Oct. 20th, 2016

osprey_archer: (books)
I am way behind on The Count of Monte Cristo. This is partly because I left it behind when I went to Chicago (it's such a big book!), but also partly because Dumas has started a lengthy digression about a couple of randos who are visiting Rome during Carnival.

Now admittedly, one of these guys is super curious about the mysterious Count of Monte Cristo, so it sort of ties in with the rest of the book, in the way that Hugo's giant digression about Waterloo ties in with the rest of Les Miserables because it ends with Marius's father meeting Thenardier, but mostly it is getting in the way of VENGEANCE. It's hard to share Franz's curiosity when I already know everything there is to know about Dantes!

And I am already pretty sure that Franz will never learn most of it, because Dantes doesn't seem like the kind of person who is going to sit him down all "I'm an escaped convict who is presumed dead and got really wealthy because I found a fabulous treasure in my cave on Monte Cristo."

However, we do have some bandits going on, so that's something at least.

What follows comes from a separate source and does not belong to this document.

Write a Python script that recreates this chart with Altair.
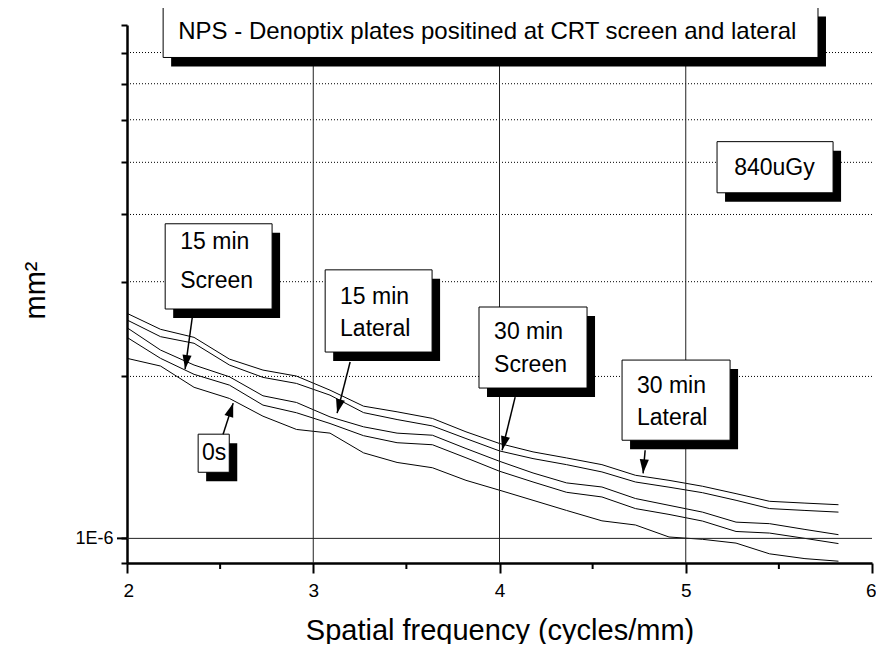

It's hard to say no to bandits.
osprey_archer: (books)
Krystyna Mihulka’s Krysia: A Polish Girl’s Stolen Childhood During World War II is a memoir about her years in Siberia after the Soviets deported her family from Poland. It’s meant to be a memoir for children, and I suspect that morbidly inclined children will love it. I probably would have eaten it up when I was ten.

For me as an adult, though, it suffered somewhat because I couldn’t help comparing it to Esther Hautzig’s The Endless Steppe, which is a minor classic and covers much the same ground. Obviously Hautzig’s and Mihulka’s experiences are not the same, and if you’re interested in the topic both memoirs are quite readable; but if you’re only going to read one, Hautzig’s is longer and meatier and far more alive with telling detail and remembered emotion.

It helps probably that Hautzig wrote her book in the 1960s, much closer to the events depicted, so her memories may have been fresher. And I also think that Hautzig is simply a better writer; I read her book years ago and I can still remember parts of it, like the scene where they dye curtains yellow with onion skins to cheer up their Siberian hut, or Hautzig’s grief when she has to leave Siberia before the Pushkin recitation contest she worked so hard to prepare for.

But of course I also have to take into account the fact that I read The Endless Steppe in junior high, which is a susceptible age; perhaps I would have been just as enthralled by Krysia if I had read it then.